The reaction to my hypothesis was “nuclear” itself.  No matter how many times I said, “I don’t want to bomb anyone,” the media and my political opponents kept up the mantra that “Tancredo wants to bomb Mecca.” It resulted in death threats and a caricature picture which appeared in Time magazine. Any doubts I had about the effectiveness of such a threat, the depth of emotion that even the mention of those holy sites aroused made me think that its deterrent potential was feasible. 

I want to emphasize — again for the thousandth time — I have no desire to destroy those sites. The only mention I made of that hypothetical act was as a potential threat to deter what I think there is little doubt jihadists are working toward: a nuclear device detonated here in our homeland.

I am now revisiting and retelling that story to illustrate that asking these “end game” questions is as controversial as it is necessary. And to answer those questions and engender that debate, we also must ask the second part of Sun Tzu’s famous axiom: Yes, you must know your enemy and what motivates him, but you must also know yourself.

Do Americans lack the self-confidence and the courage to ask such questions? Is our enemy counting on our cultural rot to immobilize us in the face of this existential threat?

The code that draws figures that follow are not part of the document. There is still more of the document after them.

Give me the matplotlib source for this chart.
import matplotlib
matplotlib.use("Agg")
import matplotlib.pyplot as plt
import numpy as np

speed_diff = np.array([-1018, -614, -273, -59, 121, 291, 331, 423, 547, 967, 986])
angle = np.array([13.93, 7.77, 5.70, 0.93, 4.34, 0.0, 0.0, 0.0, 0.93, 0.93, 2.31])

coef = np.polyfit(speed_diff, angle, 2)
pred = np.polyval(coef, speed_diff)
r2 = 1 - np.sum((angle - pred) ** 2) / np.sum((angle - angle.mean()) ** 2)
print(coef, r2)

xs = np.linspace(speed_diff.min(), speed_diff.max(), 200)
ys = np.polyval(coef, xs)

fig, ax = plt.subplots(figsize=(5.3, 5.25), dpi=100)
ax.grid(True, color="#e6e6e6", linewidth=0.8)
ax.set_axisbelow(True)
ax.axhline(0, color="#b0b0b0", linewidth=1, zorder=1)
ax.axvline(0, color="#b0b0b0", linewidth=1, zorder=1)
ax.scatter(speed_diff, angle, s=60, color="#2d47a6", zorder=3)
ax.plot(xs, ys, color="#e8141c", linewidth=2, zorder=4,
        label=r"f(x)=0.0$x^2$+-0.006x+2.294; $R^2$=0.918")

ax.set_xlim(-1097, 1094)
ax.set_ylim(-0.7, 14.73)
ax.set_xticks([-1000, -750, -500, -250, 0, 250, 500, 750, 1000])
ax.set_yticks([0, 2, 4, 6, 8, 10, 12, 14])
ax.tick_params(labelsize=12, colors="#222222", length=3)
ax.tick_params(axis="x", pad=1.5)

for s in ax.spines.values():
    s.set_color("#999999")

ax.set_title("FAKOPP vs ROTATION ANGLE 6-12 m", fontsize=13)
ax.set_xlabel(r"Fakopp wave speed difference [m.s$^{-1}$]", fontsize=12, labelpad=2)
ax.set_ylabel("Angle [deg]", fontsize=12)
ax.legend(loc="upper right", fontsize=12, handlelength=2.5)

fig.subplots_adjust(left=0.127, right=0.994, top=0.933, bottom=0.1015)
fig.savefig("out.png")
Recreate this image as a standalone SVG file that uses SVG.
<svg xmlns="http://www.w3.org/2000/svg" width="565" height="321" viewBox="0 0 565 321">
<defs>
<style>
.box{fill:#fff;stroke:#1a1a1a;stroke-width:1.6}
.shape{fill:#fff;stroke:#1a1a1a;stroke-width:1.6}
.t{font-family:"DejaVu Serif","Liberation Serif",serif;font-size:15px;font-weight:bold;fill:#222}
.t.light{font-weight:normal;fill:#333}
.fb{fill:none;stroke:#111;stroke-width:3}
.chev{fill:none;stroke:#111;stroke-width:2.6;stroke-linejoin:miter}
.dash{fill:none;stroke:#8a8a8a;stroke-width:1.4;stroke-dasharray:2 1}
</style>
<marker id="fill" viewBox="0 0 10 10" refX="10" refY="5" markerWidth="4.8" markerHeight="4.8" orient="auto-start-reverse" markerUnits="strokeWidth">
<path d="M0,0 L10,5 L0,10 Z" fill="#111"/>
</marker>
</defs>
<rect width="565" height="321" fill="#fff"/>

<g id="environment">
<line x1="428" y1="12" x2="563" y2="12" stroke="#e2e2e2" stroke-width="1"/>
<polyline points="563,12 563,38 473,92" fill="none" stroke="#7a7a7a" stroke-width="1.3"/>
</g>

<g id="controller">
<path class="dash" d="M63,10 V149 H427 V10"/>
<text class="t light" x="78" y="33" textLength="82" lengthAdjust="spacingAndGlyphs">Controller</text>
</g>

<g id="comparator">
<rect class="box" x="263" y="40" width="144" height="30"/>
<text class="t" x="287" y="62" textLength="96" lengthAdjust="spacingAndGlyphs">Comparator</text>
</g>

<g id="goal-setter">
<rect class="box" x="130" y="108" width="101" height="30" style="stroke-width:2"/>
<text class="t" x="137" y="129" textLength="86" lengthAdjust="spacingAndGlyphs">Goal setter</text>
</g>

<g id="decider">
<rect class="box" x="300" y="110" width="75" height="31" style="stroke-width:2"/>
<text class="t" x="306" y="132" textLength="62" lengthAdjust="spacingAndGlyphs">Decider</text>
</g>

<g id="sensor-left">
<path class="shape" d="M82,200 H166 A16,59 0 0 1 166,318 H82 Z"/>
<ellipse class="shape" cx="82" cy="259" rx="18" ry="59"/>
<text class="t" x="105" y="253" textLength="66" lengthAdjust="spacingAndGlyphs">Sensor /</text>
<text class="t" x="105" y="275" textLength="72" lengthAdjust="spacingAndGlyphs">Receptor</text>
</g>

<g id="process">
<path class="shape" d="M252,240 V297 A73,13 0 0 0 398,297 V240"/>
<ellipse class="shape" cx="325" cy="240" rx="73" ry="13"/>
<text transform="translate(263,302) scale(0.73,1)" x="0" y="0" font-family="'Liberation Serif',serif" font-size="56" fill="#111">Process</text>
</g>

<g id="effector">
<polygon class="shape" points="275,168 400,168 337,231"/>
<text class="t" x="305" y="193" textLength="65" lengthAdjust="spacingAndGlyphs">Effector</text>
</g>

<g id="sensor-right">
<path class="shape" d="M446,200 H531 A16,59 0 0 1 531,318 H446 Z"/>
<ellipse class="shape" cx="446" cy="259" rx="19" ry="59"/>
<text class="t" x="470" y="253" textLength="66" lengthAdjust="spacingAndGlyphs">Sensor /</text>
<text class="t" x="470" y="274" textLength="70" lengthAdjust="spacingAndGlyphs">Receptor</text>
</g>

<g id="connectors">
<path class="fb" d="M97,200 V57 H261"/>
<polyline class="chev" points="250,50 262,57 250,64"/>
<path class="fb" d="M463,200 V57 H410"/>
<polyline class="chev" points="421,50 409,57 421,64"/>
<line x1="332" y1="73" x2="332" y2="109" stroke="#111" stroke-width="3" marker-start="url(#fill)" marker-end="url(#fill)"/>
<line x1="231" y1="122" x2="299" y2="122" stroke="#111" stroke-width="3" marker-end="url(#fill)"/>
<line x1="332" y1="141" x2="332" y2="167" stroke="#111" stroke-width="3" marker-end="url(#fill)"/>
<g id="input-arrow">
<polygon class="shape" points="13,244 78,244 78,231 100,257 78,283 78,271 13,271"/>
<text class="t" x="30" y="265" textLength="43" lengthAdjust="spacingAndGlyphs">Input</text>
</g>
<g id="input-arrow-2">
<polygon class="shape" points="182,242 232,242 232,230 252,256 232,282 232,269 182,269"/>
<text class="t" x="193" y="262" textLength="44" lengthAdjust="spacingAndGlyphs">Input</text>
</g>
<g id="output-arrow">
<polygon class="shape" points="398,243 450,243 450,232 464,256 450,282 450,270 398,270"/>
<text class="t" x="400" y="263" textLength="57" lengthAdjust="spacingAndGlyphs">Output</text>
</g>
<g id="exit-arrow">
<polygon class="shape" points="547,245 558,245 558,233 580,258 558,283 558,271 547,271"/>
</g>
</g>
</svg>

We need to start asking these questions. Radical Islamists have ambitious, murderous plans. Dropping another dozen “MOAB” devices on ISIS bunkers probably will not be enough to alter those ambitions or deter those plans. 

If radical Islam’s end game leads to mutual annihilation, what is ours?

Tom Tancredo represented Colorado’s 6th congressional district from 1999 to 2009.


The views expressed by contributors are their own and are not the views of The Hill.